Synergistic Effects of UV Radiation and H2O2 on Chloramphenicol Degradation by REE-Based Catalysts

The persistent occurrence of antibiotics like chloramphenicol (CAP) in aquatic systems poses serious environmental and public health risks. This study investigates the photocatalytic degradation of CAP using cerium oxide (CeO2), lanthanum oxide (La2O3), and lanthanum-doped cerium oxide (CexLayO2−δ), synthesized via co-precipitation. The catalysts were tested under a solar simulator, UV-A, and UV-C radiation, both with and without hydrogen peroxide (H2O2).
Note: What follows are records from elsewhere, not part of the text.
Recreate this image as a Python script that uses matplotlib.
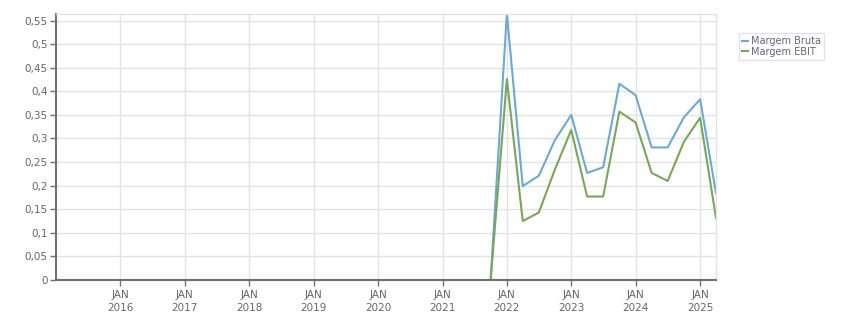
import matplotlib
matplotlib.use("Agg")
import matplotlib.pyplot as plt
import pandas as pd

dates = ["2021-10-01", "2022-01-01", "2022-04-01", "2022-07-01", "2022-10-01",
         "2023-01-01", "2023-04-01", "2023-07-01", "2023-10-01", "2024-01-01",
         "2024-04-01", "2024-07-01", "2024-10-01", "2025-01-01", "2025-04-01"]
margem_bruta = [0.0, 0.565, 0.199, 0.221, 0.297, 0.350, 0.227, 0.239, 0.416, 0.392,
                0.281, 0.281, 0.345, 0.383, 0.184]
margem_ebit = [0.0, 0.426, 0.125, 0.143, 0.235, 0.318, 0.177, 0.177, 0.357, 0.334,
               0.227, 0.210, 0.293, 0.344, 0.131]
tick_years = list(range(2016, 2026))
y_ticks = [0, 0.05, 0.1, 0.15, 0.2, 0.25, 0.3, 0.35, 0.4, 0.45, 0.5, 0.55]

x = pd.to_datetime(dates)

fig = plt.figure(figsize=(8.51, 3.13), dpi=100)
ax = fig.add_axes([56/851, 33/313, 660/851, 266.5/313])

ax.plot(x, margem_bruta, color="#6aaad4", lw=1.5, label="Margem Bruta")
ax.plot(x, margem_ebit, color="#78a857", lw=1.5, label="Margem EBIT")

ax.set_xlim(pd.Timestamp("2015-01-01"), pd.Timestamp("2025-04-01"))
ax.set_ylim(0, 0.565)

ticks = [pd.Timestamp(f"{y}-01-01") for y in tick_years]
ax.set_xticks(ticks)
ax.set_xticklabels([f"JAN\n{y}" for y in tick_years], linespacing=1.45)
ax.set_yticks(y_ticks)
ax.set_yticklabels([("%g" % v).replace(".", ",") for v in y_ticks])

ax.grid(True, color="#e3e3e3", lw=1)
ax.set_axisbelow(True)
for s in ["top", "right"]:
    ax.spines[s].set_color("#e3e3e3")
    ax.spines[s].set_linewidth(1)
for s in ["left", "bottom"]:
    ax.spines[s].set_color("#707070")
    ax.spines[s].set_linewidth(1.5)
ax.tick_params(axis="both", colors="#707070", labelcolor="#666666", labelsize=7.5,
               length=4, width=1)
ax.tick_params(axis="x", pad=3)
ax.tick_params(axis="y", pad=2)

leg = ax.legend(loc="upper left", bbox_to_anchor=(739/851, 1 - 33/313),
                bbox_transform=fig.transFigure, frameon=True, fancybox=False,
                fontsize=7, handlelength=0.6, handletextpad=0.3,
                borderpad=0.3, labelspacing=0.1, borderaxespad=0)
leg.get_frame().set_edgecolor("#dddddd")
leg.get_frame().set_linewidth(1)
for t in leg.get_texts():
    t.set_color("#666677")

fig.savefig("out.png", dpi=100)
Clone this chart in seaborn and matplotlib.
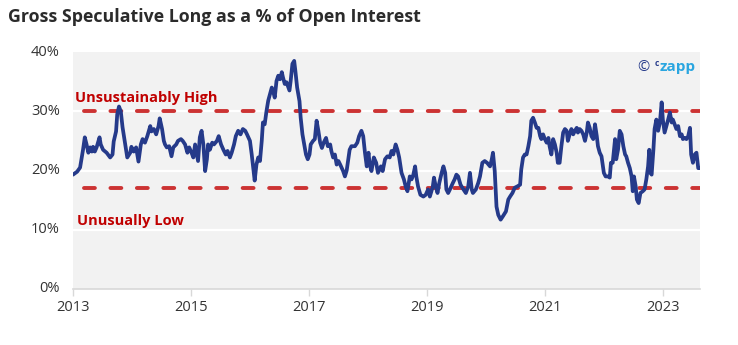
import matplotlib
matplotlib.use("Agg")
import matplotlib.pyplot as plt
import seaborn as sns
import pandas as pd

# decimal years and gross speculative long (% of open interest)
years = [
    2013.00, 2013.07, 2013.12, 2013.17, 2013.20, 2013.23, 2013.26, 2013.29, 2013.32, 2013.34,
    2013.37, 2013.40, 2013.45, 2013.47, 2013.51, 2013.57, 2013.63, 2013.67, 2013.69, 2013.73,
    2013.75, 2013.78, 2013.81, 2013.84, 2013.88, 2013.92, 2013.97, 2013.99, 2014.03, 2014.07,
    2014.11, 2014.15, 2014.18, 2014.22, 2014.26, 2014.31, 2014.33, 2014.37, 2014.41, 2014.45,
    2014.47, 2014.51, 2014.54, 2014.56, 2014.59, 2014.63, 2014.67, 2014.70, 2014.75, 2014.78,
    2014.83, 2014.86, 2014.90, 2014.94, 2014.97, 2015.01, 2015.04, 2015.07, 2015.10, 2015.12,
    2015.15, 2015.18, 2015.21, 2015.24, 2015.27, 2015.29, 2015.32, 2015.36, 2015.39, 2015.44,
    2015.47, 2015.51, 2015.55, 2015.59, 2015.62, 2015.66, 2015.69, 2015.73, 2015.76, 2015.80,
    2015.84, 2015.88, 2015.92, 2015.95, 2016.00, 2016.03, 2016.06, 2016.08, 2016.11, 2016.14,
    2016.17, 2016.20, 2016.22, 2016.25, 2016.28, 2016.31, 2016.34, 2016.37, 2016.39, 2016.42,
    2016.45, 2016.48, 2016.51, 2016.54, 2016.56, 2016.59, 2016.62, 2016.67, 2016.69, 2016.72,
    2016.75, 2016.77, 2016.80, 2016.84, 2016.86, 2016.89, 2016.92, 2016.95, 2016.98, 2017.01,
    2017.03, 2017.07, 2017.10, 2017.13, 2017.16, 2017.19, 2017.22, 2017.25, 2017.29, 2017.32,
    2017.36, 2017.38, 2017.41, 2017.44, 2017.47, 2017.50, 2017.53, 2017.58, 2017.61, 2017.64,
    2017.69, 2017.72, 2017.78, 2017.82, 2017.85, 2017.89, 2017.92, 2017.95, 2017.98, 2018.01,
    2018.03, 2018.06, 2018.10, 2018.14, 2018.17, 2018.22, 2018.25, 2018.29, 2018.33, 2018.37,
    2018.40, 2018.43, 2018.47, 2018.50, 2018.53, 2018.57, 2018.61, 2018.64, 2018.67, 2018.71,
    2018.74, 2018.77, 2018.80, 2018.82, 2018.85, 2018.89, 2018.94, 2018.98, 2019.02, 2019.05,
    2019.10, 2019.12, 2019.15, 2019.18, 2019.21, 2019.25, 2019.28, 2019.31, 2019.33, 2019.36,
    2019.39, 2019.44, 2019.47, 2019.50, 2019.53, 2019.57, 2019.62, 2019.66, 2019.70, 2019.73,
    2019.76, 2019.78, 2019.83, 2019.87, 2019.90, 2019.94, 2019.98, 2020.02, 2020.07, 2020.10,
    2020.12, 2020.15, 2020.18, 2020.21, 2020.25, 2020.29, 2020.34, 2020.38, 2020.41, 2020.45,
    2020.49, 2020.53, 2020.58, 2020.60, 2020.63, 2020.66, 2020.69, 2020.72, 2020.75, 2020.77,
    2020.80, 2020.83, 2020.86, 2020.89, 2020.92, 2020.94, 2020.97, 2021.00, 2021.03, 2021.06,
    2021.08, 2021.11, 2021.14, 2021.17, 2021.20, 2021.22, 2021.25, 2021.28, 2021.31, 2021.34,
    2021.37, 2021.39, 2021.42, 2021.45, 2021.48, 2021.51, 2021.54, 2021.56, 2021.59, 2021.62,
    2021.65, 2021.68, 2021.71, 2021.73, 2021.76, 2021.79, 2021.82, 2021.85, 2021.88, 2021.90,
    2021.93, 2021.96, 2022.00, 2022.03, 2022.07, 2022.10, 2022.12, 2022.15, 2022.19, 2022.21,
    2022.24, 2022.27, 2022.30, 2022.33, 2022.36, 2022.38, 2022.41, 2022.44, 2022.47, 2022.49,
    2022.51, 2022.54, 2022.56, 2022.59, 2022.62, 2022.66, 2022.69, 2022.72, 2022.75, 2022.77,
    2022.79, 2022.81, 2022.84, 2022.86, 2022.89, 2022.92, 2022.95, 2022.98, 2023.00, 2023.03,
    2023.06, 2023.09, 2023.12, 2023.15, 2023.17, 2023.20, 2023.23, 2023.26, 2023.29, 2023.32,
    2023.34, 2023.37, 2023.40, 2023.43, 2023.46, 2023.48, 2023.51, 2023.54, 2023.57, 2023.60,
    2023.63,
]
values = [
    19.3, 19.8, 20.5, 23.5, 25.6, 24.4, 23.0, 23.9, 23.2, 24.0,
    23.2, 23.9, 25.6, 24.4, 23.5, 23.0, 22.2, 22.7, 24.9, 26.6,
    29.5, 30.8, 30.0, 27.3, 24.7, 22.2, 23.0, 24.0, 23.2, 23.9,
    21.5, 24.4, 25.3, 24.7, 25.8, 27.5, 26.6, 27.0, 26.1, 27.5,
    28.8, 27.0, 25.0, 24.4, 23.9, 24.1, 22.4, 23.9, 24.4, 25.0,
    25.3, 25.0, 24.4, 23.0, 23.9, 23.0, 22.2, 24.4, 22.7, 21.6,
    25.6, 26.7, 24.4, 19.9, 21.9, 24.4, 23.5, 24.7, 24.4, 25.0,
    25.8, 24.4, 23.5, 22.7, 23.3, 22.2, 23.0, 24.4, 25.8, 26.7,
    26.1, 27.0, 26.7, 26.1, 25.0, 22.7, 20.0, 18.3, 21.0, 22.2,
    21.6, 25.0, 28.1, 27.8, 30.0, 31.8, 32.9, 34.0, 33.5, 32.3,
    35.1, 36.0, 35.4, 36.6, 35.7, 34.6, 34.9, 33.5, 35.1, 38.0,
    38.5, 36.8, 34.0, 31.7, 28.9, 26.1, 24.4, 22.7, 21.9, 22.7,
    24.4, 25.0, 25.3, 28.4, 26.7, 24.7, 23.8, 24.7, 25.5, 24.1,
    24.4, 23.3, 22.2, 22.7, 21.0, 21.6, 21.0, 19.9, 19.0, 20.0,
    23.5, 24.1, 24.1, 24.7, 25.8, 26.7, 25.8, 23.0, 20.7, 23.0,
    21.0, 19.9, 22.2, 21.3, 19.6, 20.7, 19.9, 21.9, 22.4, 22.2,
    23.3, 22.7, 24.4, 23.5, 22.2, 19.6, 18.5, 17.3, 16.5, 19.0,
    18.5, 19.3, 20.7, 19.0, 17.3, 15.9, 15.6, 15.9, 16.8, 15.6,
    17.3, 18.8, 17.3, 16.2, 17.9, 19.6, 20.7, 19.6, 16.8, 16.2,
    16.8, 17.9, 18.5, 19.3, 19.0, 17.6, 16.8, 16.2, 17.3, 19.6,
    16.8, 16.2, 16.8, 17.9, 19.0, 21.3, 21.6, 21.3, 20.7, 21.9,
    23.0, 19.9, 13.9, 12.5, 11.7, 12.3, 13.1, 15.1, 15.6, 16.2,
    17.1, 17.3, 17.6, 20.2, 22.2, 22.7, 22.7, 24.1, 25.8, 28.4,
    28.9, 28.1, 27.2, 27.2, 25.8, 25.3, 26.1, 25.3, 24.7, 25.5,
    24.1, 22.7, 25.3, 24.4, 23.0, 21.3, 21.3, 24.1, 26.4, 27.0,
    26.7, 25.0, 26.1, 27.0, 26.1, 26.7, 27.2, 26.4, 27.0, 26.7,
    26.1, 25.0, 26.4, 28.1, 27.2, 25.8, 25.3, 27.8, 25.8, 24.1,
    23.0, 22.4, 19.6, 19.0, 19.0, 18.8, 21.3, 21.3, 25.3, 21.9,
    23.5, 26.7, 26.1, 24.1, 22.7, 22.4, 21.3, 20.4, 19.0, 16.5,
    19.0, 17.3, 15.1, 14.5, 16.2, 16.5, 16.8, 18.5, 20.7, 23.5,
    19.6, 19.3, 23.5, 27.0, 28.6, 26.7, 28.1, 31.5, 28.6, 26.4,
    27.5, 28.6, 29.8, 28.1, 28.6, 27.8, 27.0, 27.5, 25.8, 26.1,
    25.3, 25.5, 25.3, 25.8, 27.2, 22.7, 21.3, 22.7, 23.0, 20.4,
    20.4,
]
high_level = 30
low_level = 17
high_label = "Unsustainably High"
low_label = "Unusually Low"
x_ticks = [2013, 2015, 2017, 2019, 2021, 2023]
y_ticks = [0, 10, 20, 30, 40]
title = "Gross Speculative Long as a % of Open Interest"

df = pd.DataFrame({"year": years, "pct": values})

sns.set_style("white")
plt.rcParams["font.family"] = ["Open Sans", "DejaVu Sans"]

fig = plt.figure(figsize=(7.38, 3.45), dpi=100)
ax = fig.add_axes([73 / 738, 1 - 289 / 345, (700 - 73) / 738, (289 - 52) / 345])
ax.set_facecolor("#f2f2f2")

for yv in [10, 20, 30]:
    ax.axhline(yv, color="white", lw=1.6, zorder=1)

red = "#cc3333"
for lvl in (high_level, low_level):
    ln = ax.axhline(lvl, xmin=0.017, color=red, lw=2.8, zorder=2)
    ln.set_dashes((2.8, 4.0))
    ln.set_dash_capstyle("round")

sns.lineplot(data=df, x="year", y="pct", ax=ax, color="#253a8a", lw=2.7, zorder=3)

ax.set_xlim(2013, 2023.63)
ax.set_ylim(0, 40)
ax.set_xticks(x_ticks)
ax.set_xticklabels([str(t) for t in x_ticks])
ax.set_yticks(y_ticks)
ax.set_yticklabels([f"{t}%" for t in y_ticks])
ax.set_xlabel("")
ax.set_ylabel("")

for s in ["top", "right", "left"]:
    ax.spines[s].set_visible(False)
ax.spines["bottom"].set_color("#d8d8d8")
ax.spines["bottom"].set_linewidth(1.2)
ax.tick_params(axis="x", which="both", bottom=True, length=5, width=1, color="#d8d8d8",
               labelsize=10.5, labelcolor="#333333", pad=3)
ax.tick_params(axis="y", which="both", left=False, labelsize=10.5, labelcolor="#333333", pad=6)
for lab in ax.get_yticklabels():
    lab.set_verticalalignment("center")

ax.text(2013.04, 32.2, high_label, color="#c00000", fontsize=10.5, fontweight="bold",
        va="center", ha="left")
ax.text(2013.07, 11.5, low_label, color="#c00000", fontsize=10.5, fontweight="bold",
        va="center", ha="left")

# logo
ax.text(0.920, 0.935, "©", transform=ax.transAxes, color="#253a8a", fontsize=10.5,
        ha="right", va="center")
ax.text(0.927, 0.95, "c", transform=ax.transAxes, color="#253a8a", fontsize=6,
        ha="left", va="center", fontweight="bold")
ax.text(0.935, 0.935, "zapp", transform=ax.transAxes, color="#2aa6e0", fontsize=11,
        ha="left", va="center", fontweight="bold")

fig.text(8 / 738, 1 - 17 / 345, title, fontsize=12.8, fontweight="bold", color="#2b2b2b",
         ha="left", va="center")

fig.savefig("out.png", dpi=100)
Structural characterization confirmed successful synthesis of nanometric catalysts, with La doping causing lattice expansion in CeO2 and a reduction in crystallite size (from 27 nm in CeO2 to ~20 nm in doped samples). Photolysis alone achieved limited CAP removal (~34–35%), while photocatalysis with La2O3 under UV-A and UV-C improved removal up to 58% and 55%, respectively. Complete degradation was obtained with La2O3 under UV-C in the presence of H2O2 within 15 min. Pareto analysis highlighted the dominant effect of the interaction between radiation and H2O2 (43%), while the catalyst type contributed minimally (0.23%). These findings confirm the potential of REE oxides, especially La2O3, in advanced oxidation processes and underscore the importance of light source and radical generation over catalyst selection alone.